The summer after seventh grade, my brother decided that he wanted to learn how to play the ukulele. I then promptly needed to learn too. He would sit at the edge of my bed and attempt to strum the chords of our favorite songs while I sang along, until I eventually learned how to pluck with him. We never took lessons. We learned from each other, swapping the names of notes on the living room floor until we had a finished cover to perform for our parents. I got my own ukulele when he moved away to college and took his instruments with him.

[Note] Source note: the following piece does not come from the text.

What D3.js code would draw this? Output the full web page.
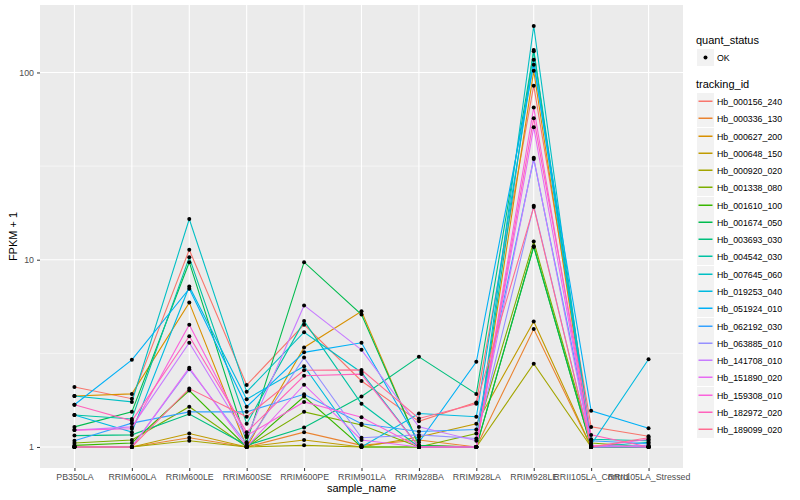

Now I’ve also moved away from the living room floor. At the end of the night when my eyes are red from staring at my laptop and I don’t have the willpower to do another calculus problem, I sit on the floor of my dorm room and play. I’ll sit there for hours fighting off sleep, creating new plucking patterns and finding tabs to my favorite songs with my acoustic guitar in my lap and my back against the radiator. My fingers have become more calloused in the past few months than ever before. I sit and I play and I remember how much softer our green living room carpet was than this linoleum tiling. How this new stage of my life has brought a different feel to the keys, one that I’m unfamiliar with. A new room and a new bed in a new place. I pluck the steel strings, as cold as Miss Kristi’s keys. Her infant, Gracie, will graduate high school next spring. The shimmering white tuning knobs shine just like the abalone valves of my father’s trumpet. Passed down to me, and now to my younger brother. I feel the whirring radiator on my back and I remember the feeling of a high school orchestra permeating through my chest. My fingers do not quite know the steel strings yet. They fumble and slip and hesitate over the correct chord and I am reminded of the warm keys and Mrs. Allison, who passed away last February. Of how every piano is different. I sit and I play in the light of my desk lamp, watching as one day turns into the next.